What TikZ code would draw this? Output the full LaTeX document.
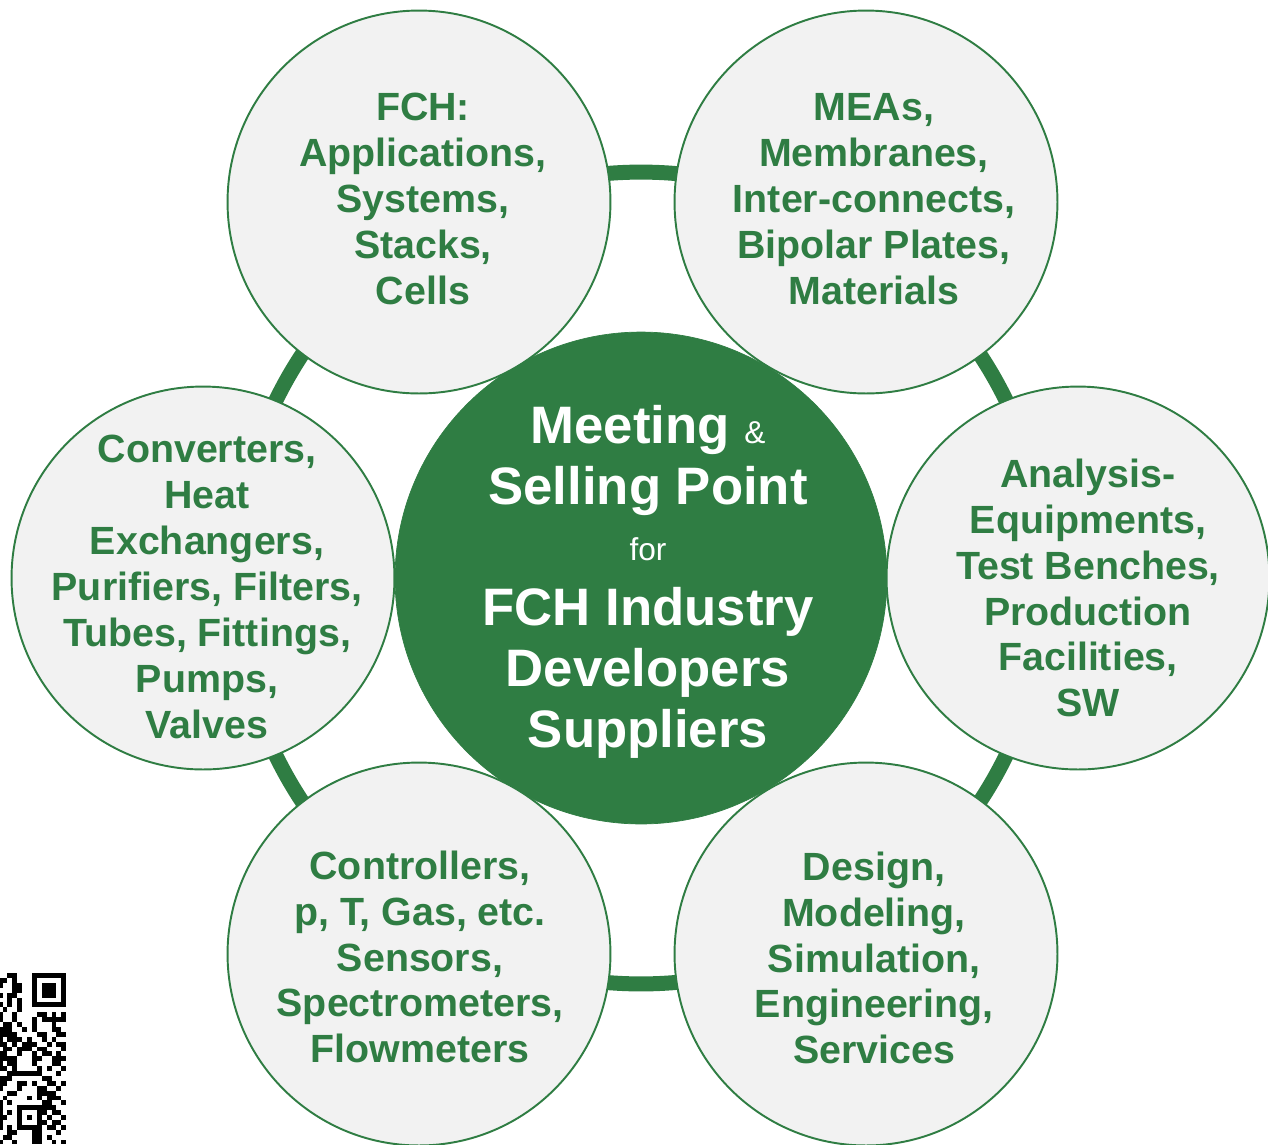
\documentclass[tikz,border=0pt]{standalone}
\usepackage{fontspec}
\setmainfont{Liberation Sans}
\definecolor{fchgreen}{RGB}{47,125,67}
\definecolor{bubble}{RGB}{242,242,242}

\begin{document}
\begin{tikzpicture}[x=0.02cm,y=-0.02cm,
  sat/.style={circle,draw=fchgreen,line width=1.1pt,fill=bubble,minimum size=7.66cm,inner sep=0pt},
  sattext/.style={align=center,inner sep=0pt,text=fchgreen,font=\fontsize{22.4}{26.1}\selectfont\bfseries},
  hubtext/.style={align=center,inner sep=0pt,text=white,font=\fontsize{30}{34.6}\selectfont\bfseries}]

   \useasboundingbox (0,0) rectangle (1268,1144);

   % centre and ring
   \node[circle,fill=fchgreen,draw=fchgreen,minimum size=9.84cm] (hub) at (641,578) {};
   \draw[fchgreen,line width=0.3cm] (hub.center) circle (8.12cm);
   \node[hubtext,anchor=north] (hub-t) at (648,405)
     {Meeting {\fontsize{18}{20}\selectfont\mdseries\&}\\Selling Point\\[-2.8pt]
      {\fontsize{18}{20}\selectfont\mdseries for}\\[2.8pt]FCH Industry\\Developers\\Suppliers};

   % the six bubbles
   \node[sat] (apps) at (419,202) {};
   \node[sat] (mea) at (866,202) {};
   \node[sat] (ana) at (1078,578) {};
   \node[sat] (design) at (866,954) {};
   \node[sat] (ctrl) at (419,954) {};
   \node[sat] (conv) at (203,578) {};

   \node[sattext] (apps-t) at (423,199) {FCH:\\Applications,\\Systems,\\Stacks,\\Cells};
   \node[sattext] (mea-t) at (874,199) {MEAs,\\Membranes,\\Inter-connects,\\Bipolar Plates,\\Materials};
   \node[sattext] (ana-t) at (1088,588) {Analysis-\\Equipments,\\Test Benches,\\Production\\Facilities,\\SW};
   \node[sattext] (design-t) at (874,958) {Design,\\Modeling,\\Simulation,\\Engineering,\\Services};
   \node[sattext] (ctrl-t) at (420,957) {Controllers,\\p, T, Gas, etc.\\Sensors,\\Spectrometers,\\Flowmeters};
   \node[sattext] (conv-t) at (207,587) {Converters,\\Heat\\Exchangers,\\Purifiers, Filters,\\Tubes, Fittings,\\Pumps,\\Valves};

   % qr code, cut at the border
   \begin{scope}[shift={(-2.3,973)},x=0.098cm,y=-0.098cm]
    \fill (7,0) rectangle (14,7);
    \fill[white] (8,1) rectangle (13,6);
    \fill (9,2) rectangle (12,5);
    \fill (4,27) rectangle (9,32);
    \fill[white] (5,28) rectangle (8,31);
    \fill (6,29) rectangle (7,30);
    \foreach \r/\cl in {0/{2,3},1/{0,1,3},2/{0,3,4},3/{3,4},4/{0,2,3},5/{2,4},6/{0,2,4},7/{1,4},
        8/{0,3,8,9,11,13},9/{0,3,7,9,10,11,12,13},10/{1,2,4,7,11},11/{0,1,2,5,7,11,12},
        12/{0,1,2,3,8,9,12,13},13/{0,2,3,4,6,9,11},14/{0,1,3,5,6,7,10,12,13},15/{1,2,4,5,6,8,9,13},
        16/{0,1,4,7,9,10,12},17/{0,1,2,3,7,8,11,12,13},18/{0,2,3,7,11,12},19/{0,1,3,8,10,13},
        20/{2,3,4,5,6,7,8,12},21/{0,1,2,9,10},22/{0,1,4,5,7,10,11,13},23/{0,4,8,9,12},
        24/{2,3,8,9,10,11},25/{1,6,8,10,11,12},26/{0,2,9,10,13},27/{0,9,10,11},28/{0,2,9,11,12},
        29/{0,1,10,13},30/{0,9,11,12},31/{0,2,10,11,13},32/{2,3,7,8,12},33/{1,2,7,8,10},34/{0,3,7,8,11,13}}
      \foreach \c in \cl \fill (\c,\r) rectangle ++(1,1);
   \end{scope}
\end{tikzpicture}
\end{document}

# # # # # # #

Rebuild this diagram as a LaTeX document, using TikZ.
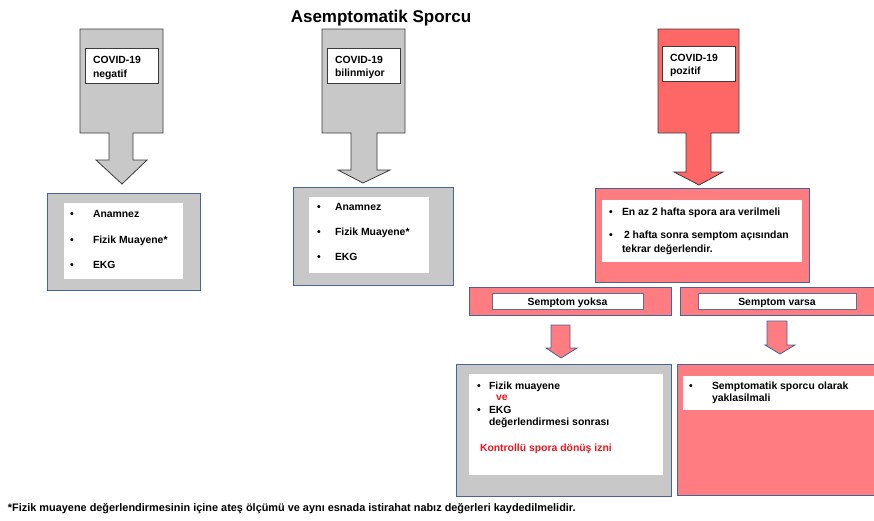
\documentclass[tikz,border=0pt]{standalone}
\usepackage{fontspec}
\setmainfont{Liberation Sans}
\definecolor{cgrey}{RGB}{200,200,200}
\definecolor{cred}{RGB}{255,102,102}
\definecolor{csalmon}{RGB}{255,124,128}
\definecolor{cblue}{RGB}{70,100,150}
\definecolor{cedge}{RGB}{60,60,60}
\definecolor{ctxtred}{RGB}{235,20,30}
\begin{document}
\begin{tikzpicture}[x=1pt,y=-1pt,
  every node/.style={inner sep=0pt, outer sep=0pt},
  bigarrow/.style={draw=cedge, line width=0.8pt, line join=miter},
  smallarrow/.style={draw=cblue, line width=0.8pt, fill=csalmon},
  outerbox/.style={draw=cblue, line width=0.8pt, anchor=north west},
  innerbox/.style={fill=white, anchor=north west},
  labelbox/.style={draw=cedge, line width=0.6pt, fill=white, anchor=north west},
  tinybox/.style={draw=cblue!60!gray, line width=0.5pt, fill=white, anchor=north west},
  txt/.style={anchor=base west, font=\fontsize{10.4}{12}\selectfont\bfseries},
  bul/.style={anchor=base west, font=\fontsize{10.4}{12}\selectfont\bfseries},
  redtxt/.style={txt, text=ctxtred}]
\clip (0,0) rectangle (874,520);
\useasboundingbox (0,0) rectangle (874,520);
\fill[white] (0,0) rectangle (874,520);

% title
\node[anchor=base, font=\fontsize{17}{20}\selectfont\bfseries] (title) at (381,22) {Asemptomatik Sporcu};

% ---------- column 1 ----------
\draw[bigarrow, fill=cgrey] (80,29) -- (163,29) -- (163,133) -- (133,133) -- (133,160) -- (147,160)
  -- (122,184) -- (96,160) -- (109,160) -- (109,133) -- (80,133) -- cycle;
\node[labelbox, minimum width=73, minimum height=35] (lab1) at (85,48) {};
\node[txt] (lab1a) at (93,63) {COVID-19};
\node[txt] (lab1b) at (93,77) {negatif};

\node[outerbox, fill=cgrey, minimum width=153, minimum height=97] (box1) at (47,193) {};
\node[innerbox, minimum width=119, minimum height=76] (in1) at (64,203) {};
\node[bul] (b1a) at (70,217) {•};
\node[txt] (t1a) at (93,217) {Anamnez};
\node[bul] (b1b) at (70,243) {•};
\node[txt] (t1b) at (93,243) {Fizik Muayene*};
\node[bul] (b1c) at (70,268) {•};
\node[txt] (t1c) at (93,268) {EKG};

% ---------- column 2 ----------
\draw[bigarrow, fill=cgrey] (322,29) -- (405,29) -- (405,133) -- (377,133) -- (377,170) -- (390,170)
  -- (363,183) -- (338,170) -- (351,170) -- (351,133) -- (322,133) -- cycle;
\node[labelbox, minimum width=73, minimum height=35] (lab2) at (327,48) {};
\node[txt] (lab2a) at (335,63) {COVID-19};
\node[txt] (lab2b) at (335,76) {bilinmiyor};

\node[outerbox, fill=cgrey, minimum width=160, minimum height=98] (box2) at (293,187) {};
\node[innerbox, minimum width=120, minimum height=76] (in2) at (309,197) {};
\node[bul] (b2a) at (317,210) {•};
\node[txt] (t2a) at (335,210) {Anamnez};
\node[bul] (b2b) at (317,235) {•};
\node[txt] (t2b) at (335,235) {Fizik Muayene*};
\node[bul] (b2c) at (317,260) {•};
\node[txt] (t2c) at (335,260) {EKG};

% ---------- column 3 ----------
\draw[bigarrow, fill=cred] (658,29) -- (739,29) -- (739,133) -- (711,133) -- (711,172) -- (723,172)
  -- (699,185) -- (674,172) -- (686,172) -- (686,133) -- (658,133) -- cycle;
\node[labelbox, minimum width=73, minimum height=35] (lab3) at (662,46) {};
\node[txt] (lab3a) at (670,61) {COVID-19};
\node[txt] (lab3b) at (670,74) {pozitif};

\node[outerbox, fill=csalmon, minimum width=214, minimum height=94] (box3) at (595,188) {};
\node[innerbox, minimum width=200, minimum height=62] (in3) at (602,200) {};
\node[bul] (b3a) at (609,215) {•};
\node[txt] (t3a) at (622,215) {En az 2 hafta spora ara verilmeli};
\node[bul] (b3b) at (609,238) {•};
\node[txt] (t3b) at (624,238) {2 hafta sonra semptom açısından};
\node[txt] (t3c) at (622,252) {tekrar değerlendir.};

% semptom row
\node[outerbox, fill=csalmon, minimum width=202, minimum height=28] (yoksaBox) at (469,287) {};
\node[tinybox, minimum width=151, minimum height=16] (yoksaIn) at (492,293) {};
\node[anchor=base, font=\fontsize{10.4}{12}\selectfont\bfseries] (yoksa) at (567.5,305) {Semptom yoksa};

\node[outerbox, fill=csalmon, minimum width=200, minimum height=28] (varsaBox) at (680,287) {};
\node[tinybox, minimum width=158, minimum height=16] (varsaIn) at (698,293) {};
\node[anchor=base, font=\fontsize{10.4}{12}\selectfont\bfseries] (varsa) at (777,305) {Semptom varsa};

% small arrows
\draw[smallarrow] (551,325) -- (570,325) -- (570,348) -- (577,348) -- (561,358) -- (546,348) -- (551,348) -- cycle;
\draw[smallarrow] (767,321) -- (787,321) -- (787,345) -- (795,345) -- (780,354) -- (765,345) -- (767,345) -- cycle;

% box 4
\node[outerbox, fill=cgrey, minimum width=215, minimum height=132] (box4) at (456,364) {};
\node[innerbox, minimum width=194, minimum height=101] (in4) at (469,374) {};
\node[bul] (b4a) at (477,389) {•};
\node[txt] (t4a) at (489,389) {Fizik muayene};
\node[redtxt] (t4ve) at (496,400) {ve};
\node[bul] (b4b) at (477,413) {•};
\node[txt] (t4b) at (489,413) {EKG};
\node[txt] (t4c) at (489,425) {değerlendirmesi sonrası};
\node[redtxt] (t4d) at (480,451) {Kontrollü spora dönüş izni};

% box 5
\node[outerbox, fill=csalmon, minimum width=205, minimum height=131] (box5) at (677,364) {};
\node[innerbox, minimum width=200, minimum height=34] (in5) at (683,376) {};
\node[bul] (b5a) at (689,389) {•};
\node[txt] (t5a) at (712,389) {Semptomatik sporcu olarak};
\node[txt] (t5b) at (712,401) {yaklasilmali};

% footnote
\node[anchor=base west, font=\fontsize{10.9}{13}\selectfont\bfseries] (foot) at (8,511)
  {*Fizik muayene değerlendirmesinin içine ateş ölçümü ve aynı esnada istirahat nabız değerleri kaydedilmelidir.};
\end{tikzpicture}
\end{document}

# # # # # # #

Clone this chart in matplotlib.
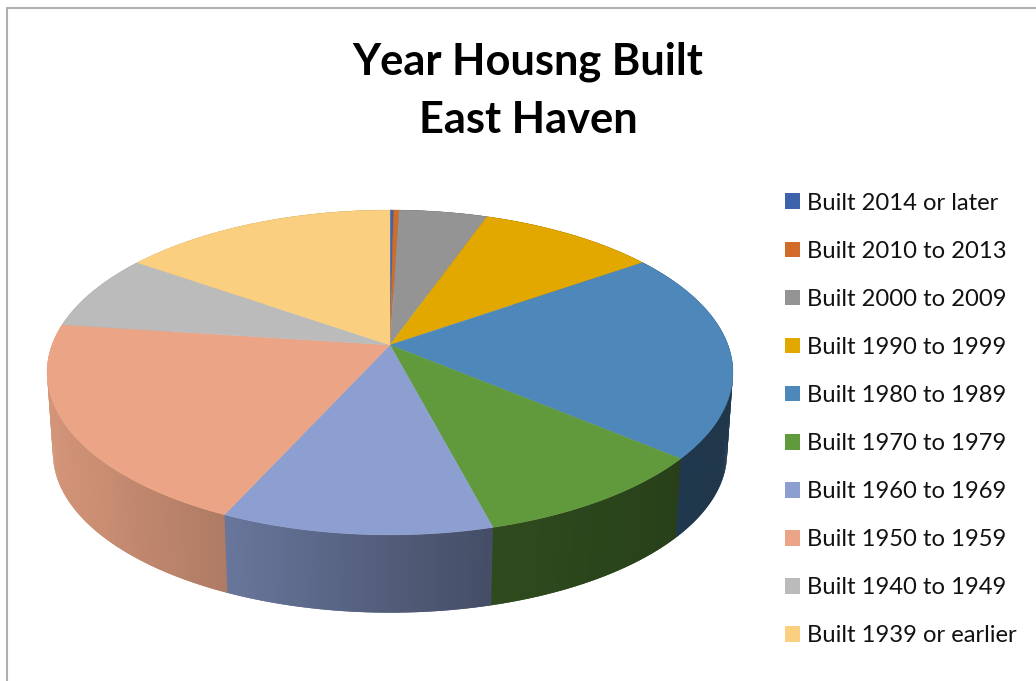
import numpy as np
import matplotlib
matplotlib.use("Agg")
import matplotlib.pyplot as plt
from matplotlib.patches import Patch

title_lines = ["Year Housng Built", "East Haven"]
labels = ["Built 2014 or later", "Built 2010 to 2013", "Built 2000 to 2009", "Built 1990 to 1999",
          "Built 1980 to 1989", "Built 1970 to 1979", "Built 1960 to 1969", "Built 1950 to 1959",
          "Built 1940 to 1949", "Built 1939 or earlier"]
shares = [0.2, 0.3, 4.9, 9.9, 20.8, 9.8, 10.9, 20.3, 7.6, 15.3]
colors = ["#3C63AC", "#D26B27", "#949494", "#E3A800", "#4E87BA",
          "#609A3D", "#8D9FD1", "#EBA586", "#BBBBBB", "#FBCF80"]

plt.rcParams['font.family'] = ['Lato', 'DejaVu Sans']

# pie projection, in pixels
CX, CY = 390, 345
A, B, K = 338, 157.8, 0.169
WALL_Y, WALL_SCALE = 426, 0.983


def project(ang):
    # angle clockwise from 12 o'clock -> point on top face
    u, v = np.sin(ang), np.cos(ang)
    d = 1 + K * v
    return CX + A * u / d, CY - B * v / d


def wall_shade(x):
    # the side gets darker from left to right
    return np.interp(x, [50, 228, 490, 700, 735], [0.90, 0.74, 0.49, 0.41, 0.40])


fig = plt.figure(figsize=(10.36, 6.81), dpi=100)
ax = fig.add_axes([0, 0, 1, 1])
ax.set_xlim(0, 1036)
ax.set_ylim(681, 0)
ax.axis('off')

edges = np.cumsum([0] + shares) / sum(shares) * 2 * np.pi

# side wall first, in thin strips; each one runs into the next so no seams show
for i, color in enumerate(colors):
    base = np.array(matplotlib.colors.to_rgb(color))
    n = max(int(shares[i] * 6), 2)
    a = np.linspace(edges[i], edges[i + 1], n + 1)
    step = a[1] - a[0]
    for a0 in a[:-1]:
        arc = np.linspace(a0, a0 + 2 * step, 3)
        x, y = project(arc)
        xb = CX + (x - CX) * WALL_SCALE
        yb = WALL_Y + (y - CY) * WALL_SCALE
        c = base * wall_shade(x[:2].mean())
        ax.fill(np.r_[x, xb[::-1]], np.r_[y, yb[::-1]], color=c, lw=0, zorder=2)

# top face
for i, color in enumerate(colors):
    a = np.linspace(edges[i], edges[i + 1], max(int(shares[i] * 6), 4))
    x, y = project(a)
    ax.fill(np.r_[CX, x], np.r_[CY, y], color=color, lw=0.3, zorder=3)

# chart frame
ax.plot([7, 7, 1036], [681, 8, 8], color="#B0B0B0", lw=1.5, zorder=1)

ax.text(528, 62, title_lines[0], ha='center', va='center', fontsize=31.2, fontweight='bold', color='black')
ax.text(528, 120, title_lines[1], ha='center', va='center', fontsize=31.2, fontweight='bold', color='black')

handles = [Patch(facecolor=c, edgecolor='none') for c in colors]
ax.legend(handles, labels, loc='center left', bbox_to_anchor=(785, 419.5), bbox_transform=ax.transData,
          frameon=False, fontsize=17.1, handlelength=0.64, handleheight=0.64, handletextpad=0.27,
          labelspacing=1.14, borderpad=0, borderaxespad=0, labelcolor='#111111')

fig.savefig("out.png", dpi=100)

# # # # # # #

**Goal:** Starting at the line with "What TikZ code" and ending at the line with "(0,0) rectangle (1268,1144);", copy each line exactly, both ends included. Do not copy the pictures.

**Written solution:**
What TikZ code would draw this? Output the full LaTeX document.
\documentclass[tikz,border=0pt]{standalone}
\usepackage{fontspec}
\setmainfont{Liberation Sans}
\definecolor{fchgreen}{RGB}{47,125,67}
\definecolor{bubble}{RGB}{242,242,242}

\begin{document}
\begin{tikzpicture}[x=0.02cm,y=-0.02cm,
  sat/.style={circle,draw=fchgreen,line width=1.1pt,fill=bubble,minimum size=7.66cm,inner sep=0pt},
  sattext/.style={align=center,inner sep=0pt,text=fchgreen,font=\fontsize{22.4}{26.1}\selectfont\bfseries},
  hubtext/.style={align=center,inner sep=0pt,text=white,font=\fontsize{30}{34.6}\selectfont\bfseries}]

   \useasboundingbox (0,0) rectangle (1268,1144);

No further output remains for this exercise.